Don't Let Go

★★★
theatre review (edinburgh) | Read in About 2 minutes
33330 large
39658 original
Published 05 Aug 2014
33331 large
115270 original

Counting coffee beans might just be the epitome of tedious labour. In Don’t Let Go, Leonard’s job sees him calculating caffeine, day after day. Manic Chord show a man in the throes of inertia, struggling to be joyful and dreaming about travelling to space as a result. It’s whimsical, sure, and sometimes on the verge of jumping over the cliff into saccharine seas, but there are some beautiful images which keep the piece ticking along.

This is clowning with a close connection to the human heart: through the sparse dialogue and four performers, we get a sense of a repetitive lifestyle and where it can lead the imagination. Don’t Let Go lacks any real insight into ideas of work, but this allows abstract—if sometimes obtuse—pictures to be created. A newspaper rides through the air on a breeze. A balloon has a life of its own. A man recreates his own moon landing, complete with floating tie and a bubble shower.

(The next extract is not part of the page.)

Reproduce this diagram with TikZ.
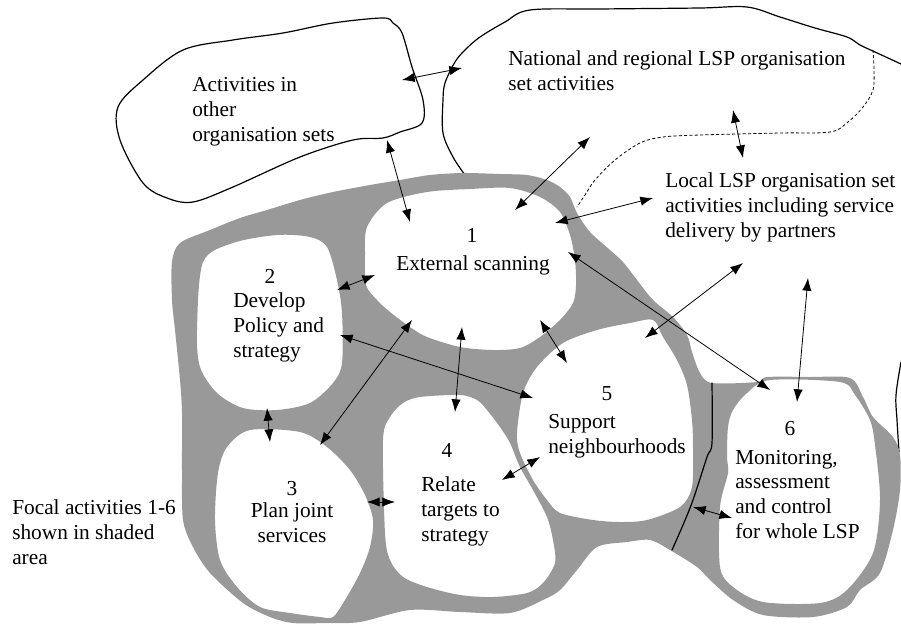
\documentclass[tikz,border=0pt]{standalone}
\usepackage{fontspec}
\setmainfont{Liberation Serif}
\usepackage{tikz}
\usetikzlibrary{arrows.meta}

\tikzset{
  blob/.style={line width=0.9pt,line join=round},
  focal/.style={blob,fill=black!40,even odd rule},
  link/.style={line width=0.6pt,{Latex[length=9.5pt,width=7pt]}-{Latex[length=9.5pt,width=7pt]}},
  txt/.style={inner sep=0pt,font=\fontsize{16}{18.4}\selectfont},
  num/.style={txt,anchor=base}
}

\begin{document}
\begin{tikzpicture}[x=0.75pt,y=-0.75pt,line cap=round]
\useasboundingbox (0,0) rectangle (901,625);
\draw [blob] plot [smooth cycle,tension=0.55] coordinates {(383,18) (393,23) (402,33) (412,67) (423,100) (422,123) (400,132) (383,138) (353,140) (300,157) (233,187) (193,202) (167,198) (143,183) (120,140) (118,107) (143,80) (183,50) (233,40) (283,33) (333,23)};
\draw [blob] plot [smooth,tension=0.55] coordinates {(465,175) (453,157) (443,133) (443,100) (445,83) (455,62) (465,50) (480,37) (505,22) (530,10) (600,9) (700,8) (747,7) (780,17) (815,28) (847,37) (860,45) (875,52) (901,64)};
\draw [line width=0.6pt,dashed,dash pattern=on 2pt off 2pt] plot [smooth,tension=0.55] coordinates {(873,50) (874,70) (873,90) (863,107) (848,122) (830,132) (780,133) (700,135) (663,137) (640,143) (615,160) (595,180) (585,195) (577,207)};
\draw [blob] plot [smooth,tension=0.55] coordinates {(901,362) (896,395) (897,420) (899,452)};
\path [focal]
  plot [smooth cycle,tension=0.5] coordinates {(172,262) (180,243) (210,230) (240,218) (267,210) (300,200) (333,192) (370,185) (400,180) (430,175) (463,173) (500,174) (527,175) (547,180) (560,187) (570,197) (577,213) (590,232) (610,250) (623,262) (637,280) (653,300) (673,317) (687,335) (692,352) (700,373) (712,383) (757,382) (767,377) (810,377) (850,378) (863,397) (873,417) (893,437) (900,455) (900,490) (893,530) (880,573) (860,590) (847,607) (813,617) (763,615) (733,600) (710,580) (697,567) (670,550) (650,540) (627,542) (597,547) (577,570) (560,590) (543,600) (510,613) (460,612) (410,610) (360,622) (327,623) (293,623) (270,617) (243,603) (210,573) (193,547) (183,520) (182,470) (182,413) (180,380) (175,330) (172,300)}
  plot [smooth cycle,tension=0.5] coordinates {(367,227) (387,203) (427,192) (470,189) (510,188) (540,197) (560,212) (570,235) (575,260) (576,285) (573,303) (560,320) (540,337) (520,348) (493,350) (460,347) (427,337) (410,327) (390,312) (377,300) (366,285) (365,255)}
  plot [smooth cycle,tension=0.5] coordinates {(203,262) (233,243) (277,235) (310,237) (327,247) (337,280) (342,313) (342,363) (333,383) (310,403) (277,410) (243,408) (217,393) (200,367) (197,330)}
  plot [smooth cycle,tension=0.5] coordinates {(227,447) (250,430) (300,432) (327,447) (350,470) (365,495) (373,520) (370,547) (360,573) (345,600) (333,617) (320,617) (290,613) (260,607) (237,587) (220,560) (215,520) (218,473)}
  plot [smooth cycle,tension=0.5] coordinates {(383,440) (390,417) (403,403) (420,397) (460,395) (477,400) (487,410) (500,427) (510,443) (520,467) (533,490) (547,517) (553,540) (555,563) (543,583) (527,593) (493,597) (460,595) (427,587) (403,577) (390,560) (385,533)}
  plot [smooth cycle,tension=0.5] coordinates {(523,393) (537,367) (563,343) (597,330) (630,323) (653,320) (663,337) (677,360) (687,385) (692,420) (693,450) (692,487) (680,507) (647,520) (620,522) (593,520) (560,513) (547,500) (533,480) (520,453) (517,433)}
  plot [smooth cycle,tension=0.5] coordinates {(728,427) (733,410) (747,393) (770,380) (840,382) (855,395) (870,420) (875,445) (880,500) (873,553) (847,590) (820,603) (763,602) (733,587) (720,567) (720,507) (728,473) (727,457)};
\draw [blob] plot [smooth,tension=0.5] coordinates {(712,383) (712,443) (707,457) (693,500) (683,525) (672,550)};

\coordinate (othR) at (402,80);   \coordinate (natL) at (462,68);
\coordinate (othB) at (387,140);  \coordinate (scanT) at (410,222);
\coordinate (natB) at (590,137);  \coordinate (scanTR) at (515,210);
\coordinate (natD) at (733,110);  \coordinate (locU) at (743,158);
\coordinate (locL) at (653,198);  \coordinate (scanR) at (555,223);
\coordinate (locD) at (743,263);  \coordinate (supT) at (645,338);
\coordinate (locR) at (808,278);  \coordinate (monT) at (797,402);
\coordinate (scanE) at (568,252); \coordinate (monTL) at (770,390);
\coordinate (polR) at (337,290);  \coordinate (scanL) at (375,275);
\coordinate (polE) at (340,335);  \coordinate (supL) at (533,398);
\coordinate (scanB) at (412,320); \coordinate (planT) at (320,445);
\coordinate (scanD) at (462,327); \coordinate (relT) at (455,412);
\coordinate (scanBR) at (540,320); \coordinate (supTL) at (567,363);
\coordinate (polB) at (267,408);  \coordinate (planTT) at (270,442);
\coordinate (planR) at (367,502); \coordinate (relL) at (395,502);
\coordinate (relR) at (502,480);  \coordinate (supBL) at (540,457);
\coordinate (supR) at (693,507);  \coordinate (monL) at (732,518);
\foreach \a/\b in {othR/natL,othB/scanT,natB/scanTR,natD/locU,locL/scanR,locD/supT,locR/monT,scanE/monTL,polR/scanL,polE/supL,scanB/planT,scanD/relT,scanBR/supTL,polB/planTT,planR/relL,relR/supBL,supR/monL}
  \draw [link] (\a) -- (\b);

\node [txt,anchor=base west,align=left] (others) at (192,141) {Activities in\\other\\organisation sets};
\node [txt,anchor=base west,align=left] (national) at (508,90) {National and regional LSP organisation\\set activities};
\node [txt,anchor=base west,align=left] (local) at (665,237) {Local LSP organisation set\\activities including service\\delivery by partners};
\node [num] (n1) at (472,242) {1};
\node [num] (scan) at (473,270) {External scanning};
\node [num] (n2) at (270,283) {2};
\node [txt,anchor=base west,align=left] (policy) at (233,357) {Develop\\Policy and\\strategy};
\node [num] (n3) at (292,495) {3};
\node [num,align=center] (plan) at (292,542) {Plan joint\\services};
\node [num] (n4) at (447,457) {4};
\node [txt,anchor=base west,align=left] (relate) at (421,541) {Relate\\targets to\\strategy};
\node [num] (n5) at (607,400) {5};
\node [txt,anchor=base west,align=left] (support) at (548,453) {Support\\neighbourhoods};
\node [num] (n6) at (790,435) {6};
\node [txt,anchor=base west,align=left] (monitor) at (735,538) {Monitoring,\\assessment\\and control\\for whole LSP};
\node [txt,anchor=base west,align=left] (focaltxt) at (12,564) {Focal activities 1-6\\shown in shaded\\area};
\end{tikzpicture}
\end{document}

You’d expect a few more laughs in a show like this, but the gags which feature are cheap and irregular. Like many young companies, Manic Chord are also in danger of allowing their debt to Frantic Assembly become a little too conspicuous during moments of movement. Don’t Let Go is about as chaotic as the world that it presents to us, but it could do with being a little more firmly rooted in a recognisable reality. Like Leonard, it needs to be a bit more down-to-earth.